The maximum towing capacity of the Tundra, if correctly configured, is 12,000 pounds. It increased to more than 17 percent from the previous generation. It also has an increased payload capacity of 1,940 lbs. Compared to the 2021 model, the payload capacity increased by 11 percent. You can haul large items and place them on the spacious and more extended truck bed.

Off-road optimized

Toyota has designed the new Tundra to be a powerful yet approachable daily driver without losing its comfort. Customers can drive this truck to their workplace, make it an off-road companion, or use it to haul farm materials. Both the hybrid and internal combustion engines all come standard with a tow/haul drive mode. They are also available in two- and four-wheel-drive versions.

The 2022 model is more rigid, while its base has a more solid platform. It comes in various trims: the SR, SR5, Limited, Platinum, and 1794 Edition. Recommended for serious off-roaders are the TRD Pro models (with the TRD Off-Road package). The base trim only gets rear air springs. However, the SR5, Limited, and 1794 have TRD off-road features, including the adaptive suspension.

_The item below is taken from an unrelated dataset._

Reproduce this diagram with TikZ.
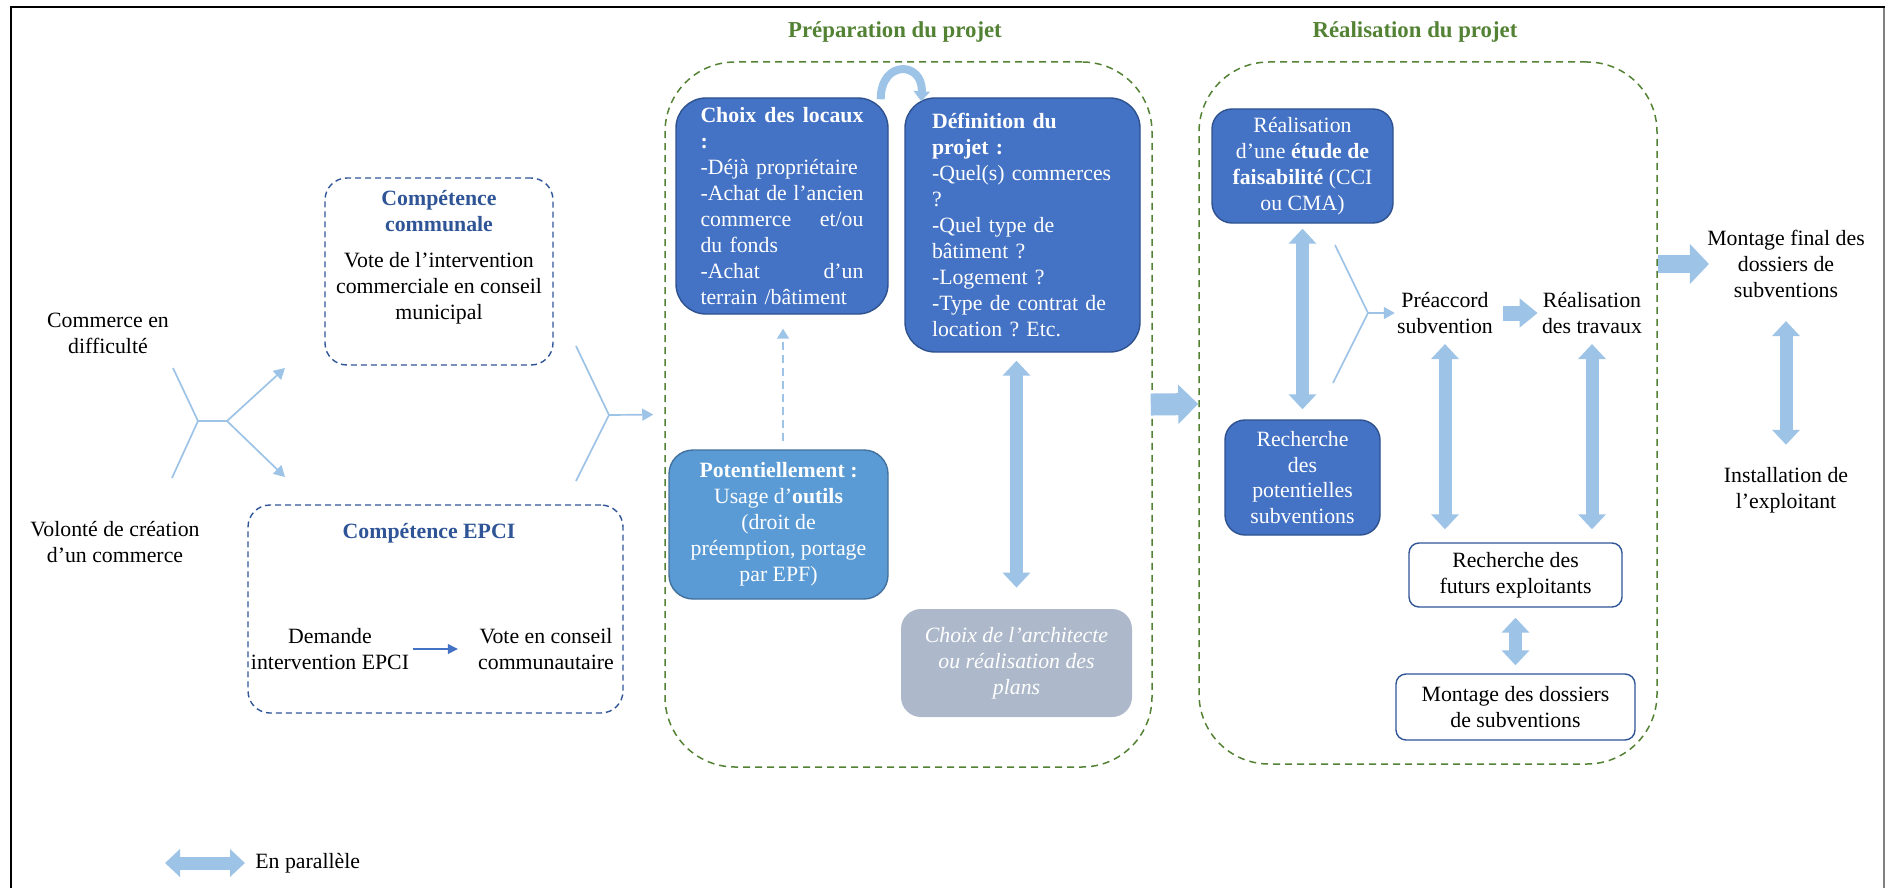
\documentclass[tikz,border=0pt]{standalone}
\usepackage{fontspec}
\setmainfont{Liberation Serif}
\usetikzlibrary{arrows.meta,positioning}

\definecolor{boxblue}{HTML}{4472C4}
\definecolor{boxedge}{HTML}{2F528F}
\definecolor{midblue}{HTML}{5B9BD5}
\definecolor{midedge}{HTML}{41719C}
\definecolor{greyblue}{HTML}{ADB9CA}
\definecolor{arrowblue}{HTML}{9DC3E6}
\definecolor{navy}{HTML}{2F5597}
\definecolor{leaf}{HTML}{548235}

\tikzset{
  txt/.style={font=\fontsize{10.9}{12.95}\selectfont, align=center, inner sep=1pt},
  ctitle/.style={txt, font=\fontsize{10.9}{12.95}\selectfont\bfseries, text=navy},
  phasetitle/.style={txt, font=\fontsize{11.4}{13.5}\selectfont\bfseries, text=leaf},
  phase/.style={draw=leaf, line width=0.75pt, dash pattern=on 3.5pt off 2.5pt, rounded corners=35pt},
  compbox/.style={draw=navy, line width=0.7pt, dash pattern=on 3pt off 2pt, rounded corners=11pt},
  darkbox/.style={txt, draw=boxedge, line width=0.7pt, fill=boxblue, text=white},
  lightbox/.style={darkbox, draw=midedge, fill=midblue},
  greybox/.style={txt, fill=greyblue, text=white, font=\fontsize{10.9}{12.95}\selectfont\itshape, rounded corners=10pt},
  whitebox/.style={txt, draw=navy, line width=0.7pt, fill=white, rounded corners=5pt},
  thinline/.style={draw=arrowblue, line width=0.85pt},
  thinarrow/.style={thinline, -{Triangle[width=6pt,length=5.5pt]}},
  dasharrow/.style={thinline, line width=0.8pt, dash pattern=on 4pt off 2.5pt, -{Triangle[width=6pt,length=5pt]}},
  navyarrow/.style={draw=boxblue, line width=0.6pt, -{Triangle[width=5pt,length=5pt]}},
  fatboth/.style={draw=arrowblue, line width=6.5pt, {Triangle[width=13.5pt,length=7.5pt]}-{Triangle[width=13.5pt,length=7.5pt]}},
  fatright/.style={draw=arrowblue, line width=7.5pt, -{Triangle[width=14pt,length=9pt]}},
  fatmid/.style={draw=arrowblue, line width=9pt, -{Triangle[width=19.5pt,length=9.5pt]}},
  fatbig/.style={draw=arrowblue, line width=11pt, -{Triangle[width=19pt,length=10pt]}},
  curvearrow/.style={draw=arrowblue, line width=4pt, -{Triangle[width=8pt,length=5pt]}}
}

\begin{document}
\frenchspacing
\begin{tikzpicture}[x=0.5pt,y=-0.5pt]
    \useasboundingbox (0,0) rectangle (1885,888);
    %% Frame
    \draw[line width=1.25pt] (11,888) -- (11,7) -- (1885,7);
    \draw[gray, line width=0.6pt] (1884,8) -- (1884,888);

    %% Starting points
    \node[txt] (start) at (108,333) {Commerce en\\difficulté};
    \node[txt] (create) at (115,542) {Volonté de création\\d’un commerce};
    \coordinate (fLa) at (173,368);
    \coordinate (fLb) at (172,478);
    \coordinate (jL) at (198,421);
    \coordinate (jL2) at (227,421);
    \coordinate (toCom) at (285,368);
    \coordinate (toEpci) at (285,477);
    \draw[thinline] (fLa) -- (jL) -- (fLb);
    \draw[thinline] (jL) -- (jL2);
    \foreach \t in {toCom,toEpci}{
        \draw[thinarrow] (jL2) -- (\t);
    }

    %% Competences
    \node[compbox, minimum width=114pt, minimum height=93.5pt] (communale) at (439,271.5) {};
    \node[ctitle] (comT) at (439,211) {Compétence\\communale};
    \node[txt] (comB) at (439,288) {Vote de l’intervention\\commerciale en conseil\\municipal};
    \node[compbox, minimum width=187.5pt, minimum height=104pt] (epci) at (435.5,609) {};
    \node[ctitle] (epciT) at (429,533) {Compétence EPCI};
    \node[txt] (demande) at (330,649) {Demande\\intervention EPCI};
    \node[txt] (vote) at (546,649) {Vote en conseil\\communautaire};
    \draw[navyarrow, shorten <=1pt, shorten >=9pt] (demande.east) -- (vote.west);

    %% Preparation du projet
    \node[phasetitle] (prepT) at (895,32) {Préparation du projet};
    \node[phase, minimum width=243.5pt, minimum height=352.5pt] (prep) at (908.5,414.5) {};
    \coordinate (fMa) at (576,346);
    \coordinate (fMb) at (576,481);
    \coordinate (jM) at (609,415);
    \draw[thinline] (fMa) -- (jM) -- (fMb);
    \draw[thinarrow, shorten >=5.5pt] (jM) -- (prep.west);

    \node[darkbox, align=left, text width=81.5pt, inner xsep=12.25pt, minimum height=108pt, rounded corners=15pt] (choix) at (782,206)
        {\textbf{Choix\hspace{\fill}des\hspace{\fill}locaux}\\
         \textbf{:}\\
         -Déjà propriétaire\\
         -Achat\hspace{\fill}de\hspace{\fill}l’ancien\\
         commerce\hspace{\fill}et/ou\\
         du fonds\\
         -Achat\hspace{\fill}d’un\\
         terrain /bâtiment};
    \node[darkbox, align=left, text width=90.5pt, inner xsep=13.5pt, minimum height=127pt, rounded corners=15pt] (defin) at (1022.5,225)
        {\textbf{Définition du}\\
         \textbf{projet :}\\
         -Quel(s) commerces\\
         ?\\
         -Quel type de\\
         bâtiment ?\\
         -Logement ?\\
         -Type de contrat de\\
         location ? Etc.};
    \node[lightbox, minimum width=109.5pt, minimum height=74.5pt, rounded corners=12pt] (potent) at (778.5,524.5)
        {\textbf{Potentiellement :}\\Usage d’\textbf{outils}\\(droit de\\préemption, portage\\par EPF)};
    \node[greybox, minimum width=115.5pt, minimum height=54pt] (archi) at (1016.5,663)
        {Choix de l’architecte\\ou réalisation des\\plans};
    \draw[curvearrow] ([shift={(-8,2)}]choix.north east) .. controls +(0,-40) and +(2,-40) .. ([shift={(17,4)}]defin.north west);
    \draw[dasharrow] ([shift={(4.5,-8)}]potent.north) -- ([shift={(1,14)}]choix.south);
    \draw[fatboth, shorten <=4pt, shorten >=10.5pt] (defin.south -| archi.north) -- (archi.north);

    %% Realisation du projet
    \node[phasetitle] (realT) at (1415,32) {Réalisation du projet};
    \node[phase, minimum width=229pt, minimum height=351pt] (real) at (1428,413) {};
    \draw[fatbig, shorten <=-1pt] ([shift={(0,-10)}]prep.east) -- ([shift={(0,-9)}]real.west);

    \node[darkbox, minimum width=90.5pt, minimum height=57pt, rounded corners=10pt] (etude) at (1302.5,166)
        {Réalisation\\d’une \textbf{étude de}\\\textbf{faisabilité} (CCI\\ou CMA)};
    \node[darkbox, minimum width=77.5pt, minimum height=57.5pt, rounded corners=10pt] (recherche) at (1302.5,477.5)
        {Recherche\\des\\potentielles\\subventions};
    \draw[fatboth, shorten <=2.5pt, shorten >=5pt] (etude.south) -- (recherche.north);

    \node[txt] (preacc) at (1445,313) {Préaccord\\subvention};
    \node[txt] (travaux) at (1592,313) {Réalisation\\des travaux};
    \coordinate (fRa) at (1335,245);
    \coordinate (fRb) at (1333,383);
    \coordinate (jR) at (1368,313);
    \draw[thinline] (fRa) -- (jR) -- (fRb);
    \draw[thinarrow] (jR) -- (preacc.west);
    \draw[fatright, shorten <=4pt, shorten >=1pt] (preacc.east) -- (travaux.west);

    \node[whitebox, minimum width=106.5pt, minimum height=32pt] (futurs) at (1515.5,575) {Recherche des\\futurs exploitants};
    \node[whitebox, minimum width=119.5pt, minimum height=33pt] (montage) at (1515.5,707) {Montage des dossiers\\de subventions};
    \foreach \n in {preacc,travaux}{
        \draw[fatboth, shorten <=4pt, shorten >=6.5pt] (\n.south) -- (\n.south |- futurs.north);
    }
    \draw[fatboth, shorten <=5pt, shorten >=4pt] (futurs.south) -- (montage.north);

    %% Fin
    \node[txt] (final) at (1786,264) {Montage final des\\dossiers de\\subventions};
    \node[txt] (install) at (1786,490) {Installation de\\l’exploitant};
    \draw[fatmid, shorten >=-2pt] (real.east |- final.west) -- (final.west);
    \draw[fatboth, shorten <=10.5pt, shorten >=10pt] (final.south) -- (install.north);

    %% Legend
    \node[txt, anchor=west] (leg) at (253,863) {En parallèle};
    \coordinate (legtail) at (165,863);
    \draw[fatboth, shorten >=4pt] (legtail) -- (leg.west);
\end{tikzpicture}
\end{document}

The off-road-optimized TRD Pro has unique, red-painted dual-rate front coil-over springs that raise the truck’s front by 1.1 inches. It provides more distance before the springs stiffen up in the last inches of bounce. The Fox internal bypass truck shocks with a thick front stabilizer bar increase the stability as you drive through the bumpy trails or dunes. It also has a Multi-Terrain Select (MTS) and Crawl Control (CRAWL) 154 standard, which allows you to enjoy the rough trails without any worries.

Built tougher with the hybrid power

Joining the truck wars is the Toyota Tundra bringing in its hybrid powertrain, bolder looks, and impressive upgraded technological features. The senior vice president of Toyota’s product development office, Mike Sweers, said in a statement that they took a fresh, transformational approach to their truck development.

The next-generation Tundra has an uncompromising power with terrain-tackling capability — and that’s what makes it great.